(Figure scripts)
++++

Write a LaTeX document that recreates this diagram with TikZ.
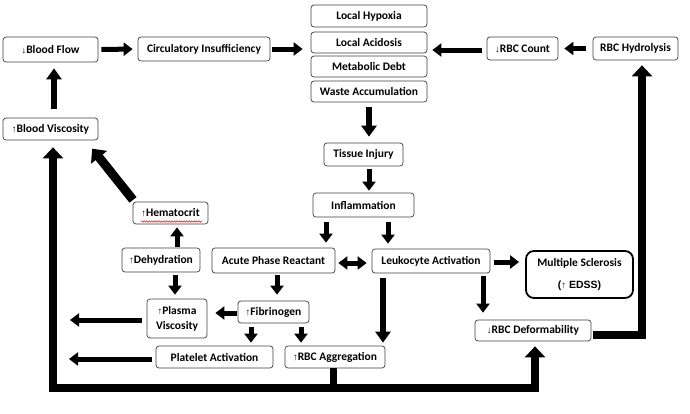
\documentclass[tikz,border=0pt]{standalone}
\usepackage{fontspec}
\setmainfont{Carlito}
\newfontfamily\symf{Liberation Sans}
\newfontfamily\arialf{Liberation Sans}
\usetikzlibrary{arrows.meta,calc,decorations.pathmorphing}
\newcommand\upa{{\symf\mdseries\fontsize{9.5}{9.5}\selectfont ↑}}
\newcommand\dna{{\symf\mdseries\fontsize{9.5}{9.5}\selectfont ↓}}
\tikzset{
  box/.style={draw=black!75, rounded corners=3pt, line width=0.7pt, fill=white,
    font=\bfseries\fontsize{11.5}{15}\selectfont, align=center, inner sep=0pt},
  arr/.style={line width=5pt, -{Triangle[width=13pt,length=9pt]}},
  marr/.style={line width=6.5pt, -{Triangle[width=15pt,length=11pt]}},
  darr/.style={line width=5pt, {Triangle[width=13pt,length=9pt]}-{Triangle[width=13pt,length=9pt]}},
  bigarr/.style={line width=9pt, -{Triangle[width=20pt,length=11pt]}},
  loop/.style={line width=8.5pt, line join=miter,
    {Triangle[width=20pt,length=11pt]}-{Triangle[width=20pt,length=11pt]}},
}
\begin{document}
\begin{tikzpicture}[x=1pt,y=-1pt]
\useasboundingbox (0,0) rectangle (690,413);
% nodes
\node[box, minimum width=95pt, minimum height=25pt] (bf) at (50.5,49.5) {\dna Blood Flow};
\node[box, minimum width=132pt, minimum height=24pt] (ci) at (204,49) {Circulatory Insufficiency};
\node[box, minimum width=116pt, minimum height=22pt] (hyp) at (369,16) {Local Hypoxia};
\node[box, minimum width=116pt, minimum height=21pt] (aci) at (369,42.5) {Local Acidosis};
\node[box, minimum width=116pt, minimum height=21pt] (deb) at (369,66.5) {Metabolic Debt};
\node[box, minimum width=116pt, minimum height=21pt] (was) at (369,91.5) {Waste Accumulation};
\node[box, minimum width=71pt, minimum height=23pt] (rbcc) at (522.5,48.5) {\dna RBC Count};
\node[box, minimum width=85pt, minimum height=23pt] (hyd) at (635.5,48.5) {RBC Hydrolysis};
\node[box, minimum width=95pt, minimum height=22pt] (bv) at (50.5,129) {\upa Blood Viscosity};
\node[box, minimum width=79pt, minimum height=23pt] (ti) at (363.5,154.5) {Tissue Injury};
\node[box, minimum width=101pt, minimum height=24pt] (inf) at (363.5,205) {Inflammation};
\node[box, minimum width=75pt, minimum height=22pt] (hem) at (170.5,213) {\upa Hematocrit};
\node[box, minimum width=78pt, minimum height=24pt] (deh) at (161,260) {\upa Dehydration};
\node[box, minimum width=123pt, minimum height=25pt] (apr) at (273.5,260.5) {Acute Phase Reactant};
\node[box, minimum width=118pt, minimum height=24pt] (leu) at (431,261) {Leukocyte Activation};
\node[box, draw=black, line width=1.8pt, rounded corners=8pt, minimum width=107pt, minimum height=47pt,
  font=\fontsize{11.5}{22}\selectfont] (ms) at (579.5,274.5)
  {\bfseries Multiple Sclerosis\\{\arialf\bfseries\fontsize{10.5}{12}\selectfont(\upa\ EDSS)}};
\node[box, minimum width=60pt, minimum height=39pt] (pv) at (177,318.5) {\upa Plasma\\Viscosity};
\node[box, minimum width=71pt, minimum height=22pt] (fib) at (273.5,312) {\upa Fibrinogen};
\node[box, minimum width=117pt, minimum height=22pt] (pa) at (214.5,357) {Platelet Activation};
\node[box, minimum width=100pt, minimum height=22pt] (rbca) at (335,357) {\upa RBC Aggregation};
\node[box, minimum width=116pt, minimum height=21pt] (rbcd) at (533,330.5) {\dna RBC Deformability};
% spell-check squiggle
\draw[red, line width=0.5pt, decorate, decoration={snake, amplitude=0.7pt, segment length=2.5pt}]
  (141,221.5) -- (202,221.5);
% free ends and loop corners
\coordinate (pvL) at (70,320);
\coordinate (paL) at (69,359);
\coordinate (loopL) at (53,388);
\coordinate (loopR) at (535,388);
\coordinate (rloop) at (642,335);
% arrows
\draw[arr, shorten <=3pt, shorten >=5pt] (bf.east) -- (ci.west);
\draw[arr, shorten <=2pt, shorten >=8pt] (ci.east) -- (ci.east -| aci.west);
\draw[arr, shorten <=5pt, shorten >=5pt] (rbcc.west |- 0,50) -- (aci.east |- 0,50);
\draw[arr, shorten <=7pt, shorten >=6pt] (hyd.west) -- (rbcc.east);
\draw[marr, shorten <=9pt, shorten >=6pt] (54,0 |- bv.north) -- (54,0 |- bf.south);
\draw[marr, shorten <=5pt, shorten >=6pt] (369,0 |- was.south) -- (369,0 |- ti.north);
\draw[arr, shorten <=3pt, shorten >=2pt] (369,0 |- ti.south) -- (369,0 |- inf.north);
\draw[arr, shorten <=5pt, shorten >=5pt] (326,0 |- inf.south) -- (326,0 |- apr.north);
\draw[arr, shorten <=5pt, shorten >=5pt] (388,0 |- inf.south) -- (388,0 |- leu.north);
\draw[darr, shorten <=3pt, shorten >=5pt] (apr.east |- 0,263) -- (leu.west |- 0,263);
\draw[arr, shorten <=4pt, shorten >=6pt] (leu.east |- 0,262) -- (ms.west |- 0,262);
\draw[arr, shorten <=1pt, shorten >=3pt] (177,0 |- deh.north) -- (177,0 |- hem.south);
\draw[arr, shorten <=3pt, shorten >=4pt] (175,0 |- deh.south) -- (175,0 |- pv.north);
\draw[arr, shorten <=2pt, shorten >=6pt] (277,0 |- apr.south) -- (277,0 |- fib.north);
\draw[arr, shorten <=1pt, shorten >=8pt] (fib.west |- 0,313) -- (pv.east |- 0,313);
\draw[arr, shorten <=5pt] (pv.west |- pvL) -- (pvL);
\draw[arr, shorten <=4pt, shorten >=3pt] (251,0 |- fib.south) -- (251,0 |- pa.north);
\draw[arr, shorten <=4pt, shorten >=3pt] (301,0 |- fib.south) -- (301,0 |- rbca.north);
\draw[arr, shorten <=4pt] (pa.west |- paL) -- (paL);
\draw[marr, shorten <=5pt, shorten >=3pt] (383,0 |- leu.south) -- (383,0 |- rbca.north);
\draw[arr, shorten <=3pt, shorten >=7pt] (483,0 |- leu.south) -- (483,0 |- rbcd.north);
\draw[bigarr, shorten <=1pt, shorten >=3pt] ($(hem.north west)+(1,-1)$) -- ($(bv.south east)+(-8,6)$);
% bottom loop
\draw[line width=7pt] (333,0 |- rbca.south) -- (333,0 |- loopL);
\draw[loop, shorten <=7pt, shorten >=5pt] (loopL |- bv.south) -- (loopL) -- (loopR) -- (loopR |- rbcd.south);
% right loop
\draw[line width=8pt, line join=miter, -{Triangle[width=20pt,length=11pt]}, shorten <=2pt, shorten >=5pt]
  (rbcd.east |- rloop) -- (rloop) -- (rloop |- hyd.south);
\end{tikzpicture}
\end{document}
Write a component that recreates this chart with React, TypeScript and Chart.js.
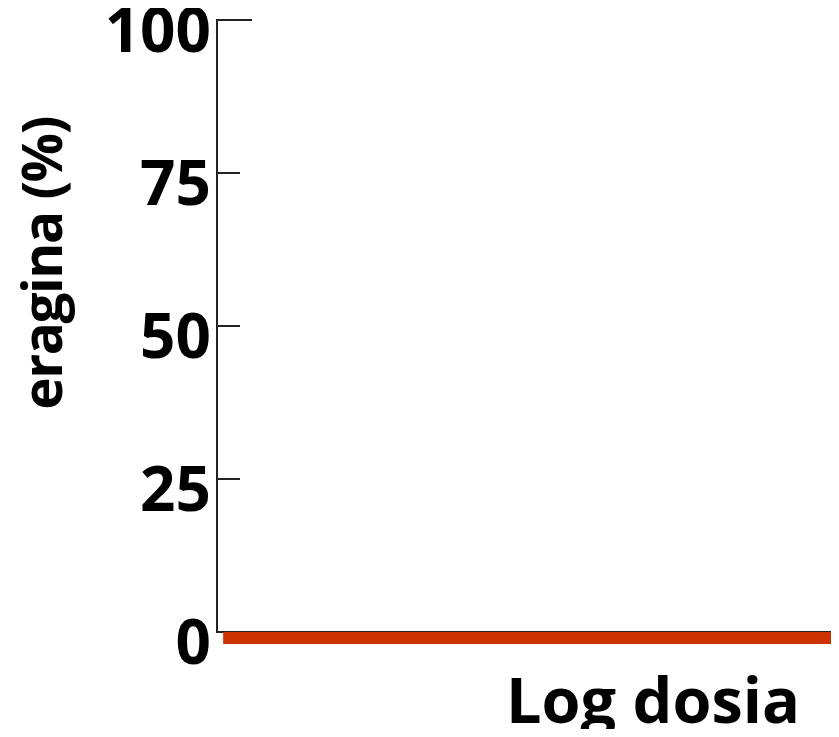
import React, { useEffect, useRef } from "react";
import { Chart, registerables } from "chart.js";

Chart.register(...registerables);

// Data
const DOSE_X: number[] = [0.1, 10];
const RESPONSE_Y: number[] = [-1, -1];
const Y_TICKS: number[] = [0, 25, 50, 75, 100];
const X_TITLE = "Log dosia";
const Y_TITLE = "eragina (%)";
const LINE_COLOR = "#CC3300";
const FONT = "'Open Sans', sans-serif";

const titlesPlugin = {
  id: "customTitles",
  afterDraw(chart: any) {
    const { ctx, chartArea } = chart;
    const yScale = chart.scales.y;
    ctx.save();
    // longer top tick
    const yTop = Math.round(yScale.getPixelForValue(100));
    ctx.strokeStyle = "#222";
    ctx.lineWidth = 2;
    ctx.beginPath();
    ctx.moveTo(chartArea.left + 20, yTop);
    ctx.lineTo(chartArea.left + 35, yTop);
    ctx.stroke();

    ctx.fillStyle = "#000";
    // x title
    ctx.font = `700 63px ${FONT}`;
    ctx.textAlign = "right";
    ctx.textBaseline = "alphabetic";
    ctx.fillText(X_TITLE, chartArea.right - 31, chartArea.bottom + 91);
    // y title
    ctx.translate(54, (chartArea.top + chartArea.bottom) / 2 - 62.5);
    ctx.rotate(-Math.PI / 2);
    ctx.font = `700 55px ${FONT}`;
    (ctx as any).letterSpacing = "-1.5px";
    ctx.textAlign = "center";
    ctx.fillText(Y_TITLE, 0, 0);
    ctx.restore();
  },
};

export default function App() {
  const ref = useRef<HTMLCanvasElement | null>(null);
  useEffect(() => {
    if (!ref.current) return;
    const chart = new Chart(ref.current, {
      type: "line",
      data: {
        datasets: [
          {
            data: DOSE_X.map((x, i) => ({ x, y: RESPONSE_Y[i] })),
            borderColor: LINE_COLOR,
            backgroundColor: LINE_COLOR,
            borderWidth: 12,
            borderCapStyle: "butt",
            pointRadius: 0,
            clip: false as any,
            tension: 0,
          },
        ],
      },
      options: {
        animation: false,
        responsive: true,
        maintainAspectRatio: false,
        layout: { padding: { left: 0, right: 0, top: 12, bottom: 105 } },
        plugins: { legend: { display: false }, tooltip: { enabled: false } },
        scales: {
          x: {
            type: "linear",
            min: 0,
            max: 10,
            ticks: { display: false },
            grid: { display: false, drawTicks: false },
            border: { display: true, color: "#222", width: 2 },
            afterFit: (s: any) => {
              s.height = 0;
              s.paddingLeft = 0;
              s.paddingRight = 0;
            },
          },
          y: {
            type: "linear",
            min: 0,
            max: 100,
            afterBuildTicks: (s: any) => {
              s.ticks = Y_TICKS.map((v) => ({ value: v }));
            },
            ticks: {
              color: "#000",
              font: { family: FONT, size: 62, weight: "bold" },
              padding: 29,
              labelOffset: 14,
            },
            grid: {
              drawOnChartArea: false,
              drawTicks: true,
              tickLength: -23,
              color: "#222",
              tickColor: "#222",
              tickWidth: 2,
              lineWidth: 2,
            },
            border: { display: true, color: "#222", width: 2 },
            afterFit: (s: any) => {
              s.width = 209;
              s.paddingTop = 0;
              s.paddingBottom = 0;
            },
          },
        },
      },
      plugins: [titlesPlugin],
    });
    return () => chart.destroy();
  }, []);
  return (
    <div style={{ width: 823, height: 729, marginBottom: -8, position: "relative" }}>
      <canvas ref={ref} />
    </div>
  );
}
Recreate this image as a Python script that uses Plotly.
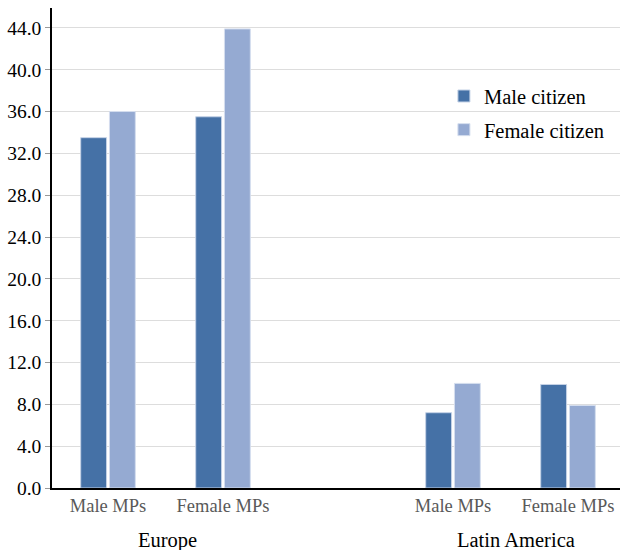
import plotly.graph_objects as go

subgroups = ["Male MPs", "Female MPs", "Male MPs", "Female MPs"]
positions = [0, 1, 3, 4]
regions = ["Europe", "Latin America"]
region_pos = [0.52, 3.545]
male_citizen = [33.5, 35.5, 7.2, 9.9]
female_citizen = [36.0, 43.9, 10.0, 7.9]
y_ticks = [0, 4, 8, 12, 16, 20, 24, 28, 32, 36, 40, 44]

FONT = "Liberation Serif"

fig = go.Figure()
fig.add_trace(go.Bar(x=positions, y=male_citizen, name="Male citizen",
                     marker=dict(color="#4571a6", line=dict(color="#c5d2e6", width=1)),
                     legendgroup="a"))
fig.add_trace(go.Bar(x=positions, y=female_citizen, name="Female citizen",
                     marker=dict(color="#95aad2", line=dict(color="#d5deee", width=1)),
                     legendgroup="b"))

for r, p in zip(regions, region_pos):
    fig.add_annotation(x=p, y=0, xref="x", yref="paper", text=r, showarrow=False,
                       xanchor="center", yanchor="middle",
                       yshift=-52, font=dict(family=FONT, size=20.5, color="black"))

fig.update_layout(
    width=620, height=550,
    margin=dict(l=52, r=0, t=8, b=62),
    plot_bgcolor="white", paper_bgcolor="white",
    barmode="group", bargap=0.5, bargroupgap=0.1,
    font=dict(family=FONT, size=18, color="black"),
    legend=dict(x=0.69, y=0.858, xanchor="left", yanchor="top",
                bgcolor="rgba(0,0,0,0)", font=dict(family=FONT, size=20.5),
                tracegroupgap=4, traceorder="grouped"),
    xaxis=dict(range=[-0.487, 4.452], tickmode="array", tickvals=positions,
               ticktext=subgroups, showgrid=False, showline=True,
               linecolor="black", linewidth=1.5, ticks="",
               tickfont=dict(family=FONT, size=18.5, color="#595959"), zeroline=False),
    yaxis=dict(range=[0, 45.9], tickmode="array", tickvals=y_ticks,
               ticktext=[f"{v:.1f}" for v in y_ticks], showgrid=True,
               gridcolor="#dddddd", gridwidth=1, showline=True, linecolor="black",
               linewidth=1.5, ticks="outside", ticklen=5, tickcolor="#999999",
               tickfont=dict(family=FONT, size=19.5, color="black"), zeroline=False),
)

fig.write_html("out.html", config={"displayModeBar": False},
               post_script="document.body.style.margin='0';document.body.style.overflow='hidden';")
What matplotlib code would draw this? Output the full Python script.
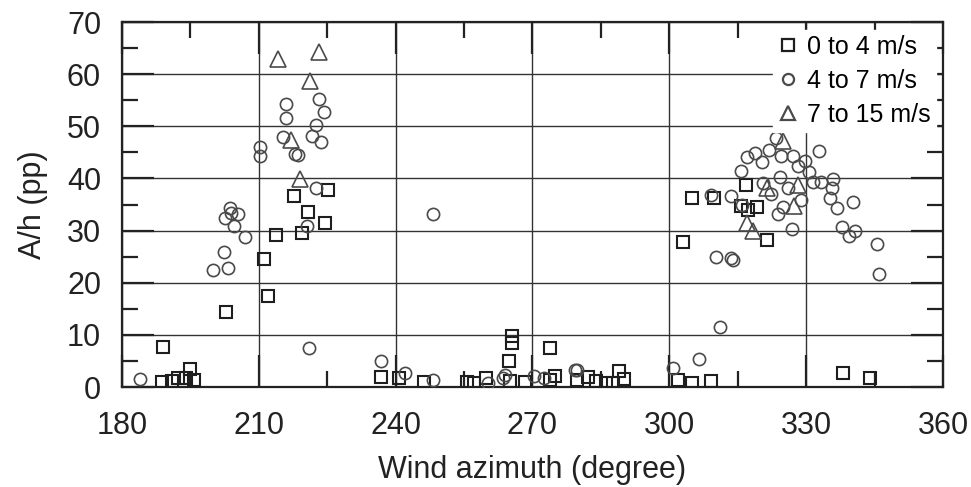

++++

- YOUR INSTRUCTIONS -
Pull out each line containing the word "with" and copy it.

- WORKED ANSWER -
Write a LaTeX document that recreates this diagram with TikZ.
Write a component that recreates this chart with React, TypeScript and Chart.js.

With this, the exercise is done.